James H. Piles was listed with his parents and siblings on the 1850 and 1860 census, and he was working as a barber, presumably with his father. Piles registered for the Civil War draft in June of 1863, and his occupation was listed as “student”; he was attending Oberlin College at the time. He earned his A.B. from Oberlin in 1866 (see A History of Oberlin College from its Foundation through the Civil War, 1943). He was admitted to the bar in Ohio and later in New Orleans, which was noted in international newspapers.
I have not yet located Piles on the 1870 census, when he would have been living in Mississippi. In the spring of 1874, Piles was arrested on a charge of stealing law books; nothing more seems to have come of this, and it was probably a made-up charge. By 1880, he was once again in Springfield and working as a lawyer.

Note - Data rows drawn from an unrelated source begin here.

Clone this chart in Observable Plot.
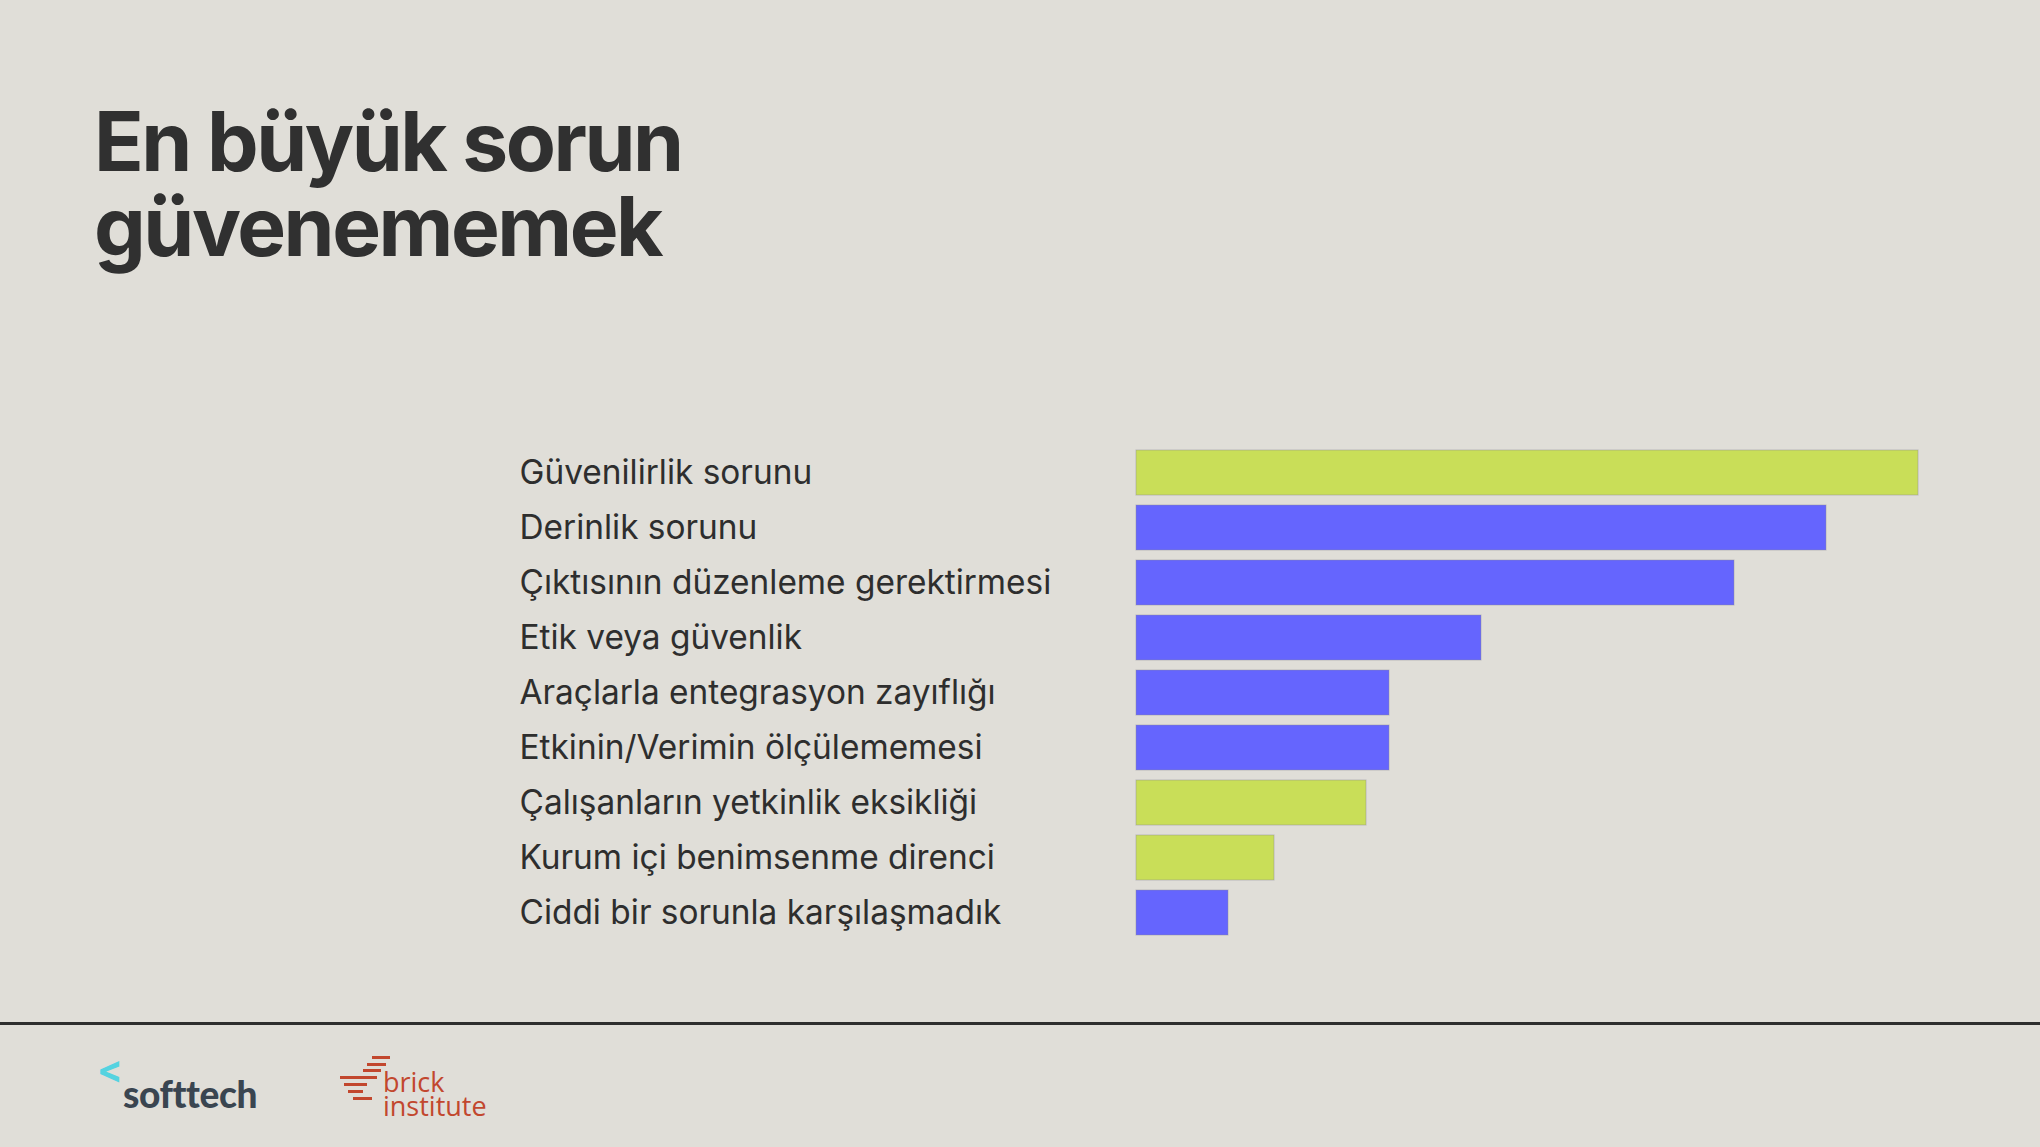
<!DOCTYPE html>
<html>
<head>
<meta charset="utf-8">
<script src="https://cdn.jsdelivr.net/npm/d3@7"></script>
<script src="https://cdn.jsdelivr.net/npm/@observablehq/plot@0.6"></script>
<style>
  html, body { margin: 0; padding: 0; }
  body { width: 2040px; height: 1147px; background: #e0ded8; position: relative; overflow: hidden; font-family: Inter, "DejaVu Sans", sans-serif; }
  #title { position: absolute; left: 94px; top: 99px; font-family: Inter, sans-serif; font-weight: 700; font-size: 82px; line-height: 85px; letter-spacing: -0.03em; color: #303030; margin: 0; }
  #chart { position: absolute; left: 0; top: 397px; }
  #rule { position: absolute; left: 0; top: 1022px; width: 2040px; height: 3px; background: #2e2e2e; }
  #softtech { position: absolute; left: 97px; top: 1056px; }
  #softtech .lt { position: absolute; left: 0; top: -10px; font-size: 38px; font-weight: 700; color: #55d3e0; }
  #softtech .nm { position: absolute; left: 26px; top: 15px; font-family: Lato, sans-serif; font-weight: 900; font-size: 37px; line-height: normal; color: #3a4550; letter-spacing: -0.01em; }
  #brick { position: absolute; left: 340px; top: 1052px; color: #c2472e; }
  #brick .s { position: absolute; height: 3px; background: #c2472e; }
  #brick .t { position: absolute; left: 43px; font-family: "Open Sans", sans-serif; font-size: 27px; line-height: 24px; white-space: nowrap; }
</style>
</head>
<body>
<h1 id="title">En büyük sorun<br>güvenememek</h1>
<div id="chart"></div>
<div id="rule"></div>
<div id="softtech"><span class="lt">&lt;</span><span class="nm">softtech</span></div>
<div id="brick">
  <div class="s" style="left:32px;top:4px;width:18px"></div>
  <div class="s" style="left:27px;top:11px;width:19px"></div>
  <div class="s" style="left:23px;top:17px;width:18px"></div>
  <div class="s" style="left:0px;top:24px;width:37px"></div>
  <div class="s" style="left:4px;top:31px;width:23px"></div>
  <div class="s" style="left:8px;top:38px;width:15px"></div>
  <div class="s" style="left:13px;top:45px;width:19px"></div>
  <div class="t" style="top:18px">brick</div>
  <div class="t" style="top:42px">institute</div>
</div>
<script>
const categories = [
  "Güvenilirlik sorunu",
  "Derinlik sorunu",
  "Çıktısının düzenleme gerektirmesi",
  "Etik veya güvenlik",
  "Araçlarla entegrasyon zayıflığı",
  "Etkinin/Verimin ölçülememesi",
  "Çalışanların yetkinlik eksikliği",
  "Kurum içi benimsenme direnci",
  "Ciddi bir sorunla karşılaşmadık"
];
const values = [34, 30, 26, 15, 11, 11, 10, 6, 4];
const groups = ["g", "b", "b", "b", "b", "b", "g", "g", "b"];

const data = categories.map((c, i) => ({label: c, value: values[i], group: groups[i]}));

const chart = Plot.plot({
  width: 2040,
  height: 570,
  marginLeft: 1136,
  marginRight: 122,
  marginTop: 40,
  marginBottom: 20,
  style: {background: "transparent", fontFamily: "Inter, sans-serif", fontSize: "33.4px", color: "#2e2e2e"},
  x: {domain: [0, 34], axis: null},
  y: {domain: categories, padding: 0.19, axis: null, label: null},
  color: {domain: ["g", "b"], range: ["#c9de58", "#6565fe"]},
  marks: [
    Plot.barX(data, {x: "value", y: "label", fill: "group", stroke: "#8a8a9a", strokeOpacity: 0.45, strokeWidth: 1}),
    Plot.axisY({tickSize: 0, tickPadding: 0, textAnchor: "start", dx: -617, fill: "#2e2e2e", fontSize: 33.4, label: null})
  ]
});
document.getElementById("chart").appendChild(chart);
</script>
</body>
</html>
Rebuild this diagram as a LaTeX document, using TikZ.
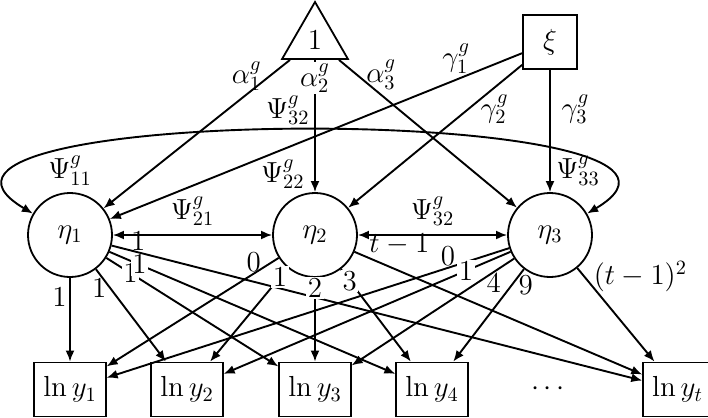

In 1883, Piles moved to Washington, D.C., where he was a clerk in the patent office with an annual salary of $1200. In 1885, he was promoted from clerk to assistant examiner. He resigned from this post in 1887. On the 1910 census, Piles was practicing law in Springfield again.
“He worked as the principal of a black school in Springfield, then moved to Mississippi, where he became a Union League leader, was a member of the Panola County Republican executive committee, and served in the state House of Representatives, 1870-75. In 1875, Piles held office as Mississippi’s assistant secretary of state. He returned North after the end of Reconstruction, and from 1883 to 1896 lived in Washington, D.C., where he served as an examiner in the U.S. Patent Office. In 1912, Piles was practicing law in Memphis.”
(Eric Foner, Freedom’s Lawmakers: A Directory of Black Officeholders during Reconstruction, 1993)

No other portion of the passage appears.